__Prompt__. Can you output, word for word, the lines between the one holding "Write the Chart.js code for this chart." and the one holding "const xTickStep = 1;", inclusive, leaving out any pictures?

BEGIN Provided data

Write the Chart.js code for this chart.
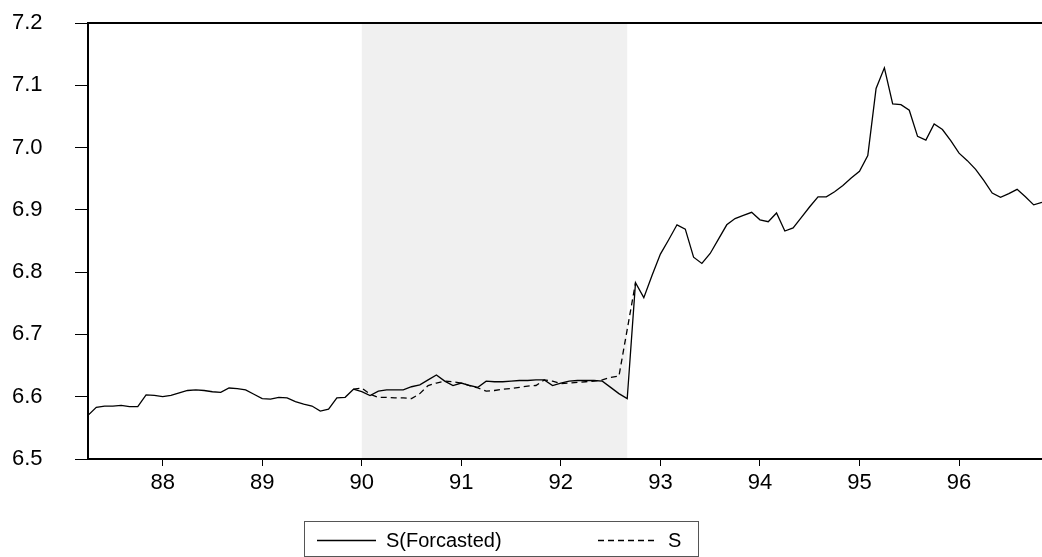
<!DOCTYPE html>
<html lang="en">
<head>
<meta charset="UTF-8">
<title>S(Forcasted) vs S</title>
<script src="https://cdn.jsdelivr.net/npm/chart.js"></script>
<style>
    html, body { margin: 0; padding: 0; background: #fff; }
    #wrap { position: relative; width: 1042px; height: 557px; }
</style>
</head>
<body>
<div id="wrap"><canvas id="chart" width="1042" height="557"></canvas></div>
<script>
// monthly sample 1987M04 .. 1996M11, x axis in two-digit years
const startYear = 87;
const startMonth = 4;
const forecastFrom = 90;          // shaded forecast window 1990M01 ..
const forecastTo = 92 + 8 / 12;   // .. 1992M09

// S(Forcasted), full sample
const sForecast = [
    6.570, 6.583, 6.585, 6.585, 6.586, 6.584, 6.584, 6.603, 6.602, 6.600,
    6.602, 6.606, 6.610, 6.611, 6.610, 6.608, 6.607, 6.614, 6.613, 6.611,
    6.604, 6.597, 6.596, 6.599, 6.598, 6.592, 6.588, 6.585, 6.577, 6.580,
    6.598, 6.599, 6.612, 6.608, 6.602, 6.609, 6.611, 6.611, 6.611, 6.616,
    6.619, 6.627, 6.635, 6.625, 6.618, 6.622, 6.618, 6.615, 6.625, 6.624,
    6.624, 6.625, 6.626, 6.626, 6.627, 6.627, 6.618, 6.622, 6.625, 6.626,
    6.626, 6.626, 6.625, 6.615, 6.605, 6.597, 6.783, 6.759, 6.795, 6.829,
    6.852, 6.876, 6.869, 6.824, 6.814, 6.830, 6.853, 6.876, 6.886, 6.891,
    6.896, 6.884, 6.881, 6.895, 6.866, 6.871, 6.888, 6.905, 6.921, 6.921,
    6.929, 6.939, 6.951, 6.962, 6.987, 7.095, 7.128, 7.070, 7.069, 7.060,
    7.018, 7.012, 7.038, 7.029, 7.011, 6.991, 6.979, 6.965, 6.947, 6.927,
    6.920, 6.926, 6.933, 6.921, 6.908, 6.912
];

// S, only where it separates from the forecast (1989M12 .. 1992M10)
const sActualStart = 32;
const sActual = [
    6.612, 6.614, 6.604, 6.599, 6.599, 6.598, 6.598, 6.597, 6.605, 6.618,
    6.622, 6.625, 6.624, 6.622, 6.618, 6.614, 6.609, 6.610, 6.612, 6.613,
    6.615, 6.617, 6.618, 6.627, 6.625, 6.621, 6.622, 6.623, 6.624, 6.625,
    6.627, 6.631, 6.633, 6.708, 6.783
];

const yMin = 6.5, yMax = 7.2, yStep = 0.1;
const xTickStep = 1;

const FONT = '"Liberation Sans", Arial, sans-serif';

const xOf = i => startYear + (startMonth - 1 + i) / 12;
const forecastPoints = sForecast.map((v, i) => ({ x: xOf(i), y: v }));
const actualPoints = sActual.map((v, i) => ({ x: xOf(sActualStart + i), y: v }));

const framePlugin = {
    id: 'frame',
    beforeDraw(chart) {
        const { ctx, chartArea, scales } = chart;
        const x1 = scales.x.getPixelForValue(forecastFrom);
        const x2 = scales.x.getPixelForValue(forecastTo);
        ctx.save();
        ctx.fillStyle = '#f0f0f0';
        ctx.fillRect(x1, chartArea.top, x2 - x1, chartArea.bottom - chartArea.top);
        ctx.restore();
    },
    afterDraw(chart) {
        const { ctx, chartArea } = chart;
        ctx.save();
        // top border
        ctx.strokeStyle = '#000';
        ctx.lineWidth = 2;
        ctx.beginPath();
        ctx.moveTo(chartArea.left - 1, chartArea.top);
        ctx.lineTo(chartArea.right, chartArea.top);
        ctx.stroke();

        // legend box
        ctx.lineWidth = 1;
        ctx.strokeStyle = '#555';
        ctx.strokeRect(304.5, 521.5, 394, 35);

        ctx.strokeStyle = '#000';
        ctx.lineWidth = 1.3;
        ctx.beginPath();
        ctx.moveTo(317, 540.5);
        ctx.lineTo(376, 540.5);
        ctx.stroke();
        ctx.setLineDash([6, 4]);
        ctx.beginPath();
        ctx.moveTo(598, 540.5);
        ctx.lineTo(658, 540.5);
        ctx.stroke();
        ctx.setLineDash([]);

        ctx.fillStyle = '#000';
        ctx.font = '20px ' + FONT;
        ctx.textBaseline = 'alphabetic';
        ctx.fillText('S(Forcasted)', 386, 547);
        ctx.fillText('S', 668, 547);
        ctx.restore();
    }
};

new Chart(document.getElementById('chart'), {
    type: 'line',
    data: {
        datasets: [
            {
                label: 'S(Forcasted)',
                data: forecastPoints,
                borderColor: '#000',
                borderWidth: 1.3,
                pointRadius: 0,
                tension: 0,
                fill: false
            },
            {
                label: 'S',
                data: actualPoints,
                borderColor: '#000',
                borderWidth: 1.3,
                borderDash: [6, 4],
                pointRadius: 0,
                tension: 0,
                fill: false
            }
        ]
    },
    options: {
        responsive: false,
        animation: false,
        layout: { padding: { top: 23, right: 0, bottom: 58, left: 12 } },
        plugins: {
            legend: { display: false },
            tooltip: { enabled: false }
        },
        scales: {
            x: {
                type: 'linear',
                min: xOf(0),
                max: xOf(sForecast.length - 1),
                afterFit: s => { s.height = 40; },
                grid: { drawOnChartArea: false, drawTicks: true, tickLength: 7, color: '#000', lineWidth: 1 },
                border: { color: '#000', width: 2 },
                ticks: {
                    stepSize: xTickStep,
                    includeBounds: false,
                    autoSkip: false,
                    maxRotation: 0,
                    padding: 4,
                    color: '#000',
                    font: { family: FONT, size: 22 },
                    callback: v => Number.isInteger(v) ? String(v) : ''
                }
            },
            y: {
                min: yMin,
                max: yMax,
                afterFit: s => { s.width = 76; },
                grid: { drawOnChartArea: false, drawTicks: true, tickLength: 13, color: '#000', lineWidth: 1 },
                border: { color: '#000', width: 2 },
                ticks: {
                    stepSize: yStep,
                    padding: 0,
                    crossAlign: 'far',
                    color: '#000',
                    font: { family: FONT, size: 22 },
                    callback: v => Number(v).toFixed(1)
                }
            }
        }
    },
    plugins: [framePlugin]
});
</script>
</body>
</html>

END Provided data
BEGIN Provided data

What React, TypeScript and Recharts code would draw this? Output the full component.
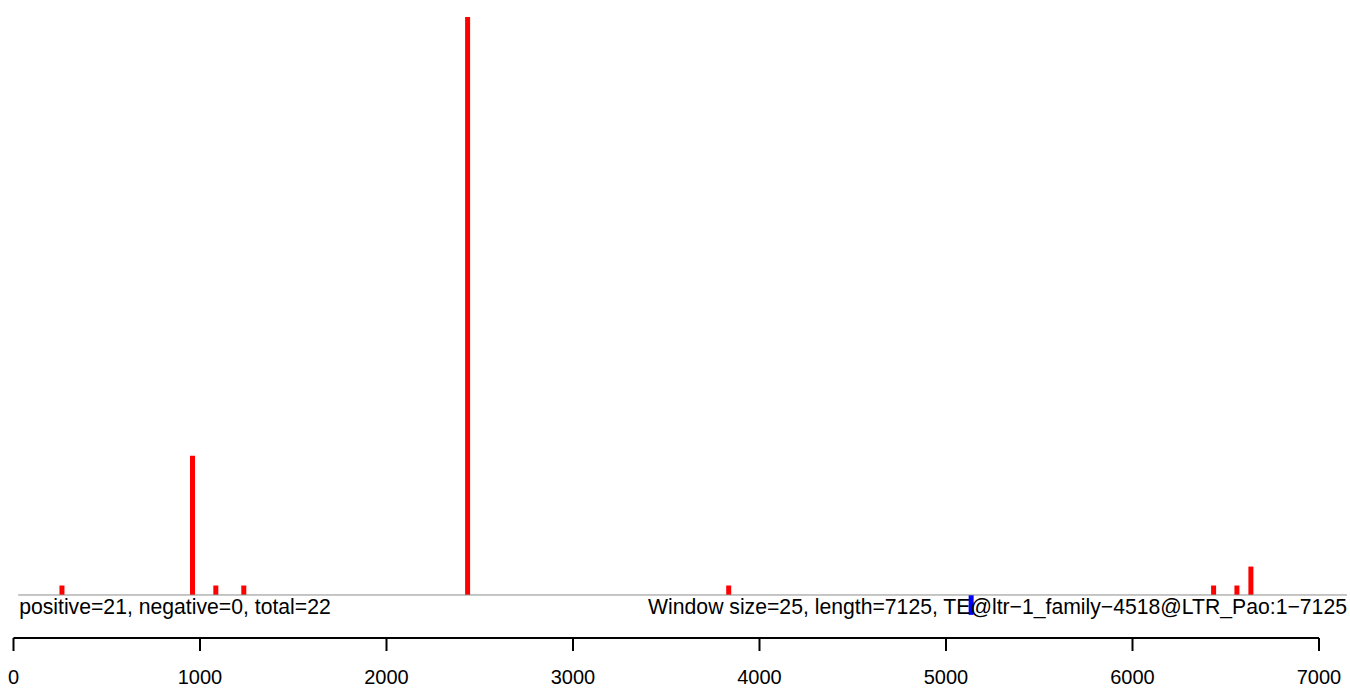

END Provided data

__Expected output__.
Write the Chart.js code for this chart.
<!DOCTYPE html>
<html lang="en">
<head>
<meta charset="UTF-8">
<title>S(Forcasted) vs S</title>
<script src="https://cdn.jsdelivr.net/npm/chart.js"></script>
<style>
    html, body { margin: 0; padding: 0; background: #fff; }
    #wrap { position: relative; width: 1042px; height: 557px; }
</style>
</head>
<body>
<div id="wrap"><canvas id="chart" width="1042" height="557"></canvas></div>
<script>
// monthly sample 1987M04 .. 1996M11, x axis in two-digit years
const startYear = 87;
const startMonth = 4;
const forecastFrom = 90;          // shaded forecast window 1990M01 ..
const forecastTo = 92 + 8 / 12;   // .. 1992M09

// S(Forcasted), full sample
const sForecast = [
    6.570, 6.583, 6.585, 6.585, 6.586, 6.584, 6.584, 6.603, 6.602, 6.600,
    6.602, 6.606, 6.610, 6.611, 6.610, 6.608, 6.607, 6.614, 6.613, 6.611,
    6.604, 6.597, 6.596, 6.599, 6.598, 6.592, 6.588, 6.585, 6.577, 6.580,
    6.598, 6.599, 6.612, 6.608, 6.602, 6.609, 6.611, 6.611, 6.611, 6.616,
    6.619, 6.627, 6.635, 6.625, 6.618, 6.622, 6.618, 6.615, 6.625, 6.624,
    6.624, 6.625, 6.626, 6.626, 6.627, 6.627, 6.618, 6.622, 6.625, 6.626,
    6.626, 6.626, 6.625, 6.615, 6.605, 6.597, 6.783, 6.759, 6.795, 6.829,
    6.852, 6.876, 6.869, 6.824, 6.814, 6.830, 6.853, 6.876, 6.886, 6.891,
    6.896, 6.884, 6.881, 6.895, 6.866, 6.871, 6.888, 6.905, 6.921, 6.921,
    6.929, 6.939, 6.951, 6.962, 6.987, 7.095, 7.128, 7.070, 7.069, 7.060,
    7.018, 7.012, 7.038, 7.029, 7.011, 6.991, 6.979, 6.965, 6.947, 6.927,
    6.920, 6.926, 6.933, 6.921, 6.908, 6.912
];

// S, only where it separates from the forecast (1989M12 .. 1992M10)
const sActualStart = 32;
const sActual = [
    6.612, 6.614, 6.604, 6.599, 6.599, 6.598, 6.598, 6.597, 6.605, 6.618,
    6.622, 6.625, 6.624, 6.622, 6.618, 6.614, 6.609, 6.610, 6.612, 6.613,
    6.615, 6.617, 6.618, 6.627, 6.625, 6.621, 6.622, 6.623, 6.624, 6.625,
    6.627, 6.631, 6.633, 6.708, 6.783
];

const yMin = 6.5, yMax = 7.2, yStep = 0.1;
const xTickStep = 1;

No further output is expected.